Introducing Argyll & Bute
The ancient region of Argyll makes cartographers sweat, with its dramatically contorted coastline - fjordlike sea lochs lacerate the coast, their surfaces reflecting the weather's moods. Because of this, places such as the Mull of Kintyre, not so far from Glasgow as the crow flies, can seem impossibly remote. This same remoteness gives the islands hereabouts a timeless, special quality - locals are fond of saying that it 'takes longer to get to Jura than to Peru'.
Islay reverberates with the names of the heavyweights of the whisky world, with Ardbeg, Laphroaig, and Lagavulin among its pantheon. While exploring their peaty depths you can enjoy one of Scotland's most hospitable islands. Opposite, Jura is the remote getaway on which Orwell chose to pen 1984.

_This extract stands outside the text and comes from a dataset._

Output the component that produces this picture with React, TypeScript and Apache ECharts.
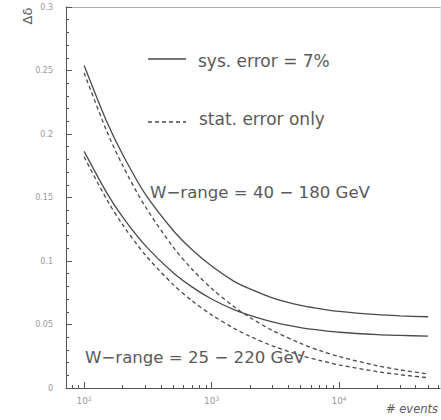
import React, { useEffect, useRef } from "react";
import * as echarts from "echarts";

// number of events (x) — log axis
const xEvents = [100, 150, 200, 300, 500, 700, 1000, 1500, 2000, 3000, 5000, 7000, 10000, 20000, 30000, 50000];
// W-range = 40 - 180 GeV
const sys40to180 = [0.254, 0.21, 0.184, 0.153, 0.124, 0.109, 0.096, 0.084, 0.078, 0.071, 0.065, 0.0625, 0.0603, 0.0577, 0.0568, 0.0561];
const stat40to180 = [0.248, 0.2025, 0.1754, 0.1432, 0.1109, 0.0937, 0.0784, 0.064, 0.0555, 0.0453, 0.0351, 0.0296, 0.0248, 0.0175, 0.0143, 0.0111];
// W-range = 25 - 220 GeV
const sys25to220 = [0.1863, 0.1539, 0.1348, 0.1125, 0.0907, 0.0796, 0.0701, 0.0617, 0.0571, 0.052, 0.0475, 0.0456, 0.0439, 0.042, 0.0414, 0.0408];
const stat25to220 = [0.182, 0.1486, 0.1287, 0.1051, 0.0814, 0.0688, 0.0576, 0.047, 0.0407, 0.0332, 0.0257, 0.0218, 0.0182, 0.0129, 0.0105, 0.0081];

const xMajorTicks = [100, 1000, 10000];
const xMinorTicks = [80, 90, 200, 300, 400, 500, 600, 700, 800, 900, 2000, 3000, 4000, 5000, 6000, 7000, 8000, 9000, 20000, 30000, 40000, 50000, 60000];

const X_MIN = 72;
const X_MAX = 62000;

const AXIS = "#555";
const CURVE = "#4a4a4a";
const TEXT = "#5a5a5a";
const FONT = "DejaVu Sans";

function pairs(ys: number[]) {
  return xEvents.map((x, i) => [x, ys[i]]);
}

export default function App() {
  const ref = useRef<HTMLDivElement>(null);
  useEffect(() => {
    if (!ref.current) return;
    const chart = echarts.init(ref.current, null, { renderer: "svg" });
    const line = (name: string, ys: number[], dashed: boolean) => ({
      name,
      type: "line",
      data: pairs(ys),
      showSymbol: false,
      symbol: "none",
      smooth: 0.3,
      xAxisIndex: 0,
      yAxisIndex: 0,
      lineStyle: { color: CURVE, width: 1.3, type: dashed ? [4, 3] : "solid" },
    });
    chart.setOption({
      animation: false,
      grid: { left: 66, top: 7, right: 1, bottom: 32, containLabel: false },
      xAxis: [
        {
          type: "log",
          logBase: 10,
          min: X_MIN,
          max: X_MAX,
          position: "bottom",
          axisLine: { show: true, lineStyle: { color: AXIS, width: 1 } },
          axisTick: { show: true, inside: true, length: 6, customValues: xMajorTicks, lineStyle: { color: AXIS } },
          axisLabel: {
            show: true,
            customValues: xMajorTicks,
            margin: 7,
            formatter: (v: number) => `{a|10}{b|${Math.round(Math.log10(v))}}`,
            rich: {
              a: { fontSize: 9, color: "#999", fontFamily: FONT },
              b: { fontSize: 6, color: "#999", fontFamily: FONT, padding: [0, 0, 6, 0] },
            },
          },
          splitLine: { show: false },
          minorTick: { show: false },
        },
        {
          type: "log",
          logBase: 10,
          min: X_MIN,
          max: X_MAX,
          position: "bottom",
          axisLine: { show: false },
          axisTick: { show: true, inside: true, length: 3, customValues: xMinorTicks, lineStyle: { color: AXIS } },
          axisLabel: { show: false },
          splitLine: { show: false },
        },
        {
          type: "log",
          logBase: 10,
          min: X_MIN,
          max: X_MAX,
          position: "top",
          axisLine: { show: true, lineStyle: { color: "#aaa", width: 1 } },
          axisTick: { show: false },
          axisLabel: { show: false },
          splitLine: { show: false },
        },
      ],
      yAxis: [
        {
          type: "value",
          min: 0,
          max: 0.3,
          interval: 0.05,
          position: "left",
          axisLine: { show: true, lineStyle: { color: AXIS, width: 1 } },
          axisTick: { show: true, inside: true, length: 6, lineStyle: { color: AXIS } },
          minorTick: { show: true, splitNumber: 5, length: 3, lineStyle: { color: AXIS } },
          axisLabel: { color: "#999", fontSize: 8, fontFamily: FONT, margin: 13 },
          splitLine: { show: false },
        },
        {
          type: "value",
          min: 0,
          max: 0.3,
          interval: 0.05,
          position: "right",
          axisLine: { show: true, lineStyle: { color: "#eee", width: 1 } },
          axisTick: { show: false },
          axisLabel: { show: false },
          splitLine: { show: false },
        },
      ],
      series: [
        line("sys. error = 7% (40-180)", sys40to180, false),
        line("stat. error only (40-180)", stat40to180, true),
        line("sys. error = 7% (25-220)", sys25to220, false),
        line("stat. error only (25-220)", stat25to220, true),
      ],
      graphic: [
        { type: "line", shape: { x1: 148, y1: 59, x2: 186, y2: 59 }, style: { stroke: CURVE, lineWidth: 1.3 } },
        { type: "text", x: 198, y: 61, style: { text: "sys. error = 7%", fontSize: 17, fontFamily: FONT, fill: TEXT, verticalAlign: "middle" } },
        { type: "line", shape: { x1: 148, y1: 122, x2: 186, y2: 122 }, style: { stroke: CURVE, lineWidth: 1.3, lineDash: [4, 3] } },
        { type: "text", x: 199, y: 119, style: { text: "stat. error only", fontSize: 17, fontFamily: FONT, fill: TEXT, verticalAlign: "middle" } },
        { type: "text", x: 150, y: 192, style: { text: "W\u2212range = 40 \u2212 180 GeV", fontSize: 16.6, fontFamily: FONT, fill: TEXT, verticalAlign: "middle" } },
        { type: "text", x: 85, y: 357, style: { text: "W\u2212range = 25 \u2212 220 GeV", fontSize: 16.6, fontFamily: FONT, fill: TEXT, verticalAlign: "middle" } },
        { type: "text", x: 27, y: 16, rotation: Math.PI / 2, style: { text: "\u0394\u03b4", fontSize: 13, fontFamily: FONT, fill: TEXT, align: "center", verticalAlign: "middle" } },
        { type: "text", x: 386, y: 409, style: { text: "# events", fontSize: 11.5, fontStyle: "italic", fontFamily: FONT, fill: TEXT, verticalAlign: "middle" } },
      ],
    });
    return () => chart.dispose();
  }, []);
  return <div ref={ref} style={{ position: "absolute", left: 0, top: 0, width: 441, height: 420 }} />;
}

Further north, romantically beautiful Mull is deservedly popular, and is the gateway to Iona, the magical emerald island where Macbeth, among other kings, is buried. They, along with more remote Coll and Tiree, are reached from the port of Oban. South and east of here, easily accessible from Glasgow, are the 'bonnie bonnie banks' of Loch Lomond, part of Scotland's first national park, majestic Loch Fyne, and Kilmartin Glen, which bristles with prehistoric sites.